In choosing the path of an artist, I once again must look to my alma mater, at least in part. As early as the 6s I was selling my drawings to other children for the grand sum of two cents. (I think one or two of my buyers went on to become art dealers.) Ronnie, the art teacher, was particularly enthusiastic. For years and years she would remark on my talent, but never in a pressured way. It was as if she was thinking, your hair is brown, you are 4-foot tall, you love to paint. Of course my parents, too, were very supportive of my interest in art, but my father was very worried about the fact that I wasn’t reading at age 7. I imagine Jean Murray, the principal, would have said with firm patience, “It will come, it will come, but meanwhile isn’t it amazing how much passion Danielle has for making art?” Of course the reading did come eventually. I even managed an A average in high school and graduated from a fine liberal arts college, Bowdoin.

In what ways do you feel your education continues to this day? 

In my adult life, the choices I have made bear direct relation to those positive, early experiences.Becoming an art teacher, for example, and working with the middle school age, is no mere coincidence. I think I wanted to give back, in some deep-rooted way, some of what was given to me. It amazes me how far we have come in recognizing the legitimacy of different learning styles and how the brain processes information. And even more amazing that C&C, 40-odd years ago, held fast to that revolutionary concept, that children learn in different ways.
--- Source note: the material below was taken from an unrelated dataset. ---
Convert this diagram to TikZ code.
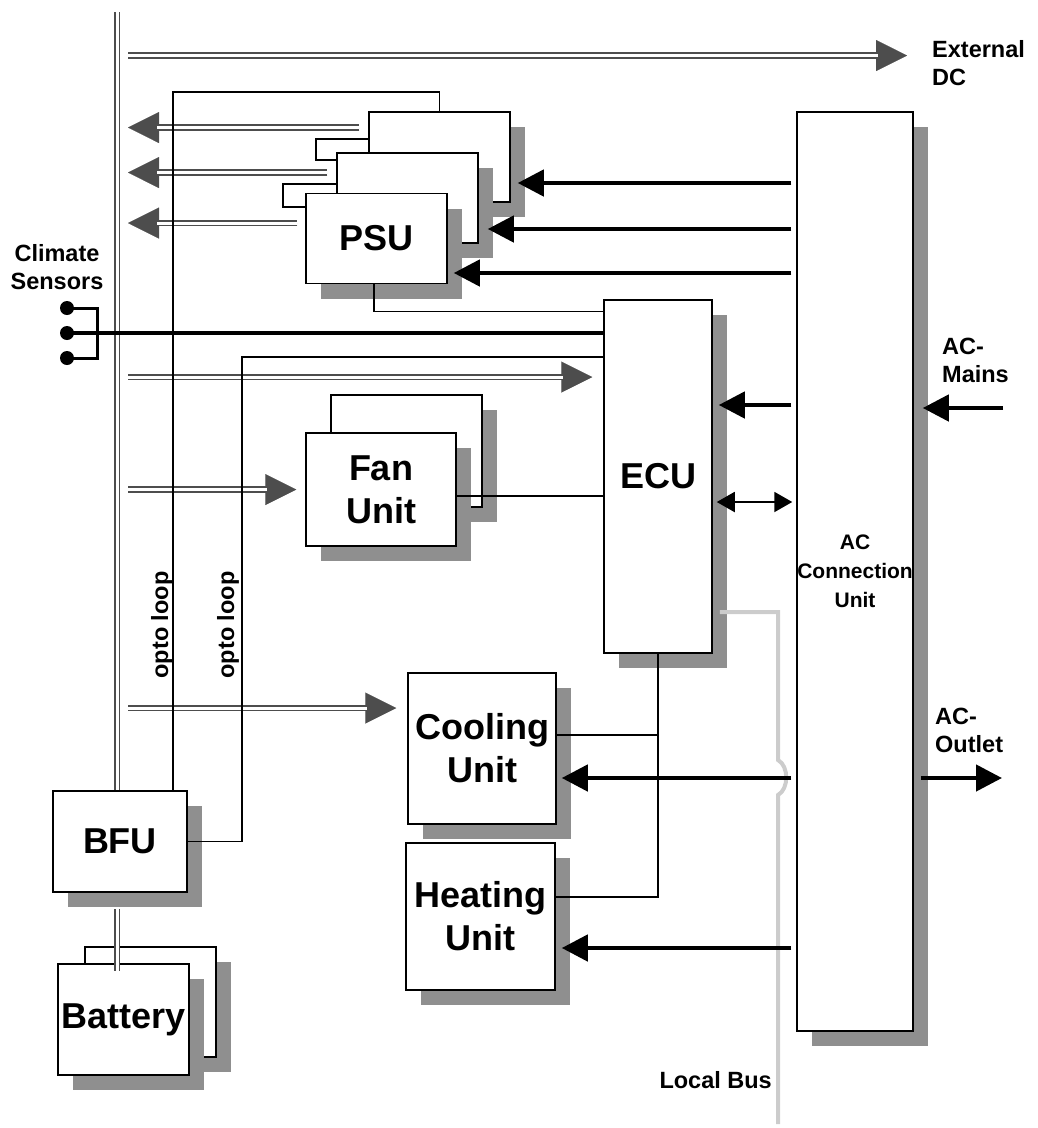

C&C undisputedly offered an education that was so much more then simply a place to learn facts. This lovely little school provided a subtle philosophy on the art of being. It offered an environment that celebrated learning for learning’s sake, and where life long friendships were forged. For me, a child from a broken home, with chaos at every turn, I relied on the stability and safety of such a place. It was, in effect, like the mortar in a complicated mosaic, holding tight the pieces of my life.